Couple of things to watch for.


The Second Year of the Woman?


Once upon a time, in 1991, Justice Clarence Thomas was accused of sexually assaulting professor Anita Hill during his confirmation process - after which he was successfully confirmed to the bench. Following that year, in the 1992 elections, many, many, many more women than ever before were elected into major offices across the country, including some of the major congresswomen that are still in Washington hard at work today.


That story should sound familiar - because the Justice Brett Kavanaugh hearings in the not very distant past featured what may be a similar omen. Justice Kavanaugh was accused - primarily - by another professor, Dr. Christine Blasey Ford - of a sexual assault that had happened years prior to the nomination. The result was the same, despite being nearly thirty years apart from the Thomas hearings. Judge Kavanaugh was sworn in as Justice Kavanaugh. The confirmation was just as brutal a moment for America as Thomas' hearing was, and with the backdrop of President Trump's low approval among women coupled with the #MeToo movement, many Democratic Senate and House hopefuls identify as women, as well as a few Republican women who are also testing the waters.


If Democrats make significant gains, it will most likely be because women spearheaded the takeover effort.


The "M" and "I" Words:


Republican candidates have a couple of issues that are not policy related that they can lean on to fire up their base.

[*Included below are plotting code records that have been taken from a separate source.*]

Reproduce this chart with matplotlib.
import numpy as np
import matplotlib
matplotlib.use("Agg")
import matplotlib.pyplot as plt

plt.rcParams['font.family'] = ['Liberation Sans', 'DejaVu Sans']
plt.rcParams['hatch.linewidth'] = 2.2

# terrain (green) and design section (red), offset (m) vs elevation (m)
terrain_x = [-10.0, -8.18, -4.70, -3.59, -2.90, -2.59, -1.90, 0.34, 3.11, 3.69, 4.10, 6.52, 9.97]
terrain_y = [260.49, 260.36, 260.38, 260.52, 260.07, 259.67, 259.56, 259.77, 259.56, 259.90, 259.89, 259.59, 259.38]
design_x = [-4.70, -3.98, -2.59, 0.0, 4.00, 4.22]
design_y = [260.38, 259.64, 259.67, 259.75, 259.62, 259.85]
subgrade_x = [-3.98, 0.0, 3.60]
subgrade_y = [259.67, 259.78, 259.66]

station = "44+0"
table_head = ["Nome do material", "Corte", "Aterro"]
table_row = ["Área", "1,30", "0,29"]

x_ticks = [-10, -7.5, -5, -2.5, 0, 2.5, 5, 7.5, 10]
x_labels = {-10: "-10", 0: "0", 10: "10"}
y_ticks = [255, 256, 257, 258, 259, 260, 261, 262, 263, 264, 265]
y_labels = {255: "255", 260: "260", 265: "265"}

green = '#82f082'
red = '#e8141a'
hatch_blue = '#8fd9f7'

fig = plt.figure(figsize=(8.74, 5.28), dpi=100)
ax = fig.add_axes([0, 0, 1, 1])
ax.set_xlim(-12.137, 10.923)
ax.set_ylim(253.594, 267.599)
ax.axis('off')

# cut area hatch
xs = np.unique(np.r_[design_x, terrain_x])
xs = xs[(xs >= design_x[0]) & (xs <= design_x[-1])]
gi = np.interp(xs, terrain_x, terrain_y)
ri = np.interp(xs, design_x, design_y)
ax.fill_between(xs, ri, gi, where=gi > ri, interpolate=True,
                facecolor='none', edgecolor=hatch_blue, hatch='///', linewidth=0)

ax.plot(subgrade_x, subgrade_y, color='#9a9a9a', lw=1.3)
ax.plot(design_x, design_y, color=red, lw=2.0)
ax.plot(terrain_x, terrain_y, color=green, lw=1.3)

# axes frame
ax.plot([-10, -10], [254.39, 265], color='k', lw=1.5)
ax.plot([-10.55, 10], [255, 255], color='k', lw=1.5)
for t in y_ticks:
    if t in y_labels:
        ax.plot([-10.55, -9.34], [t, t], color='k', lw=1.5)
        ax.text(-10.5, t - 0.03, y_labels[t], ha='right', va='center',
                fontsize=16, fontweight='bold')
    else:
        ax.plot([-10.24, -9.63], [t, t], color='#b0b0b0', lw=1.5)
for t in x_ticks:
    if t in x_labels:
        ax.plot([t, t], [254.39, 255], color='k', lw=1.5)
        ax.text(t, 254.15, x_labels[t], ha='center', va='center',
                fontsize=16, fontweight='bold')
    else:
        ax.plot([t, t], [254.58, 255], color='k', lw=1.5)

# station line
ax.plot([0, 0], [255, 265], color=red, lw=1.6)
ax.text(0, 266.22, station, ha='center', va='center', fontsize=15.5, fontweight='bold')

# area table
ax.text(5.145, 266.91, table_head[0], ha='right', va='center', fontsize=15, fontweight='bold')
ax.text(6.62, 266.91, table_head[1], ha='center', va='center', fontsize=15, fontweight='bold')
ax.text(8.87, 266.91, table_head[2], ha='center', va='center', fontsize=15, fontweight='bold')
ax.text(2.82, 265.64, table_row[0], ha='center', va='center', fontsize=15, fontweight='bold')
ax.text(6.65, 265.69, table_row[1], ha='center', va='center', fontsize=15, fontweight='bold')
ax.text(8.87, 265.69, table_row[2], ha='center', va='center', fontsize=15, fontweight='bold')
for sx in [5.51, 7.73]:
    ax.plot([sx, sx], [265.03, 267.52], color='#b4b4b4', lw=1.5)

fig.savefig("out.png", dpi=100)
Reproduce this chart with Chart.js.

  • "Mob rule" - Mainstream media has a tendency to lean leftward when it comes to American political spin - with the exception of Fox News. (the best way to tell, is to watch what was once not even a political messaging effort a majority of the time - late night television.) The MSM recently has tried to combat a conservative messaging angle the Republican Party and FNC have been labeling liberal candidates and voters as recently - Mobs. A Republican talking head would point to the recent Kavanaugh riots that led to banging on the doors of the Supreme Court as Kavanaugh was being sworn in, the Anti-Facism (Antifa) group that was in the streets attacking drivers in Portland, Oregon following a police shooting, ricin being sent to the Pentagon and the White House with the intent to harm Trump and his Cabinet members, and Senator Ted Cruz (Texas) and his wife being forced out of a restaurant by protestors who were upset about his eventual vote to confirm the newest Supreme Court Justice as examples of mob action - and then point to figures such as former Presidential Candidate Hillary Clinton, Former Attorney General Eric Holder, Senator Cory Booker (New Jersey),  and Congresswoman Maxine Waters (California) as Democratic leaders who have said things like "You can't be civil" with Republicans, or riffing on former First Lady Michelle Obama's "If they go low, we go high" doctrine with an alternative message (If they go low, we kick them.), or encouraging forming a crowd and telling members of the Trump Administration that they are not welcome when they are spotted in public. A Democratic strategist - or a MSM show host? They would respond with "That's the sound of democracy" if they were being open for discussion. If it seemed they were threatened by the suggestion that the protesting has gone too far, they would respond with "Don't call it a mob." - which plays into a Democratic tendency to be offended by something many Americans would not consider initially offensive and is really an example of too much political correctness.
  • "Impeachment" -  A slew of Democratic candidates/congressmen have been aloof when it comes to the prospect of impeaching President Trump - and more recently Justice Brett Kavanaugh - with many leaving the door open if the party can recapture a majority in one of/both the bodies of Congress. Trump has seized on this and used the threat of impeachment as a threat to his own voters - saying that if they win, the impeachment of himself and his justice would result in the undoing of everything the President has been able to accomplish so far. You haven't seen Democrats unify to come out for the prospect of impeaching either, but there are a few, such as liberal upstart Alexandria Ocasio-Cortez (New York) who have been vocal about it as an issue to fire up their own bases.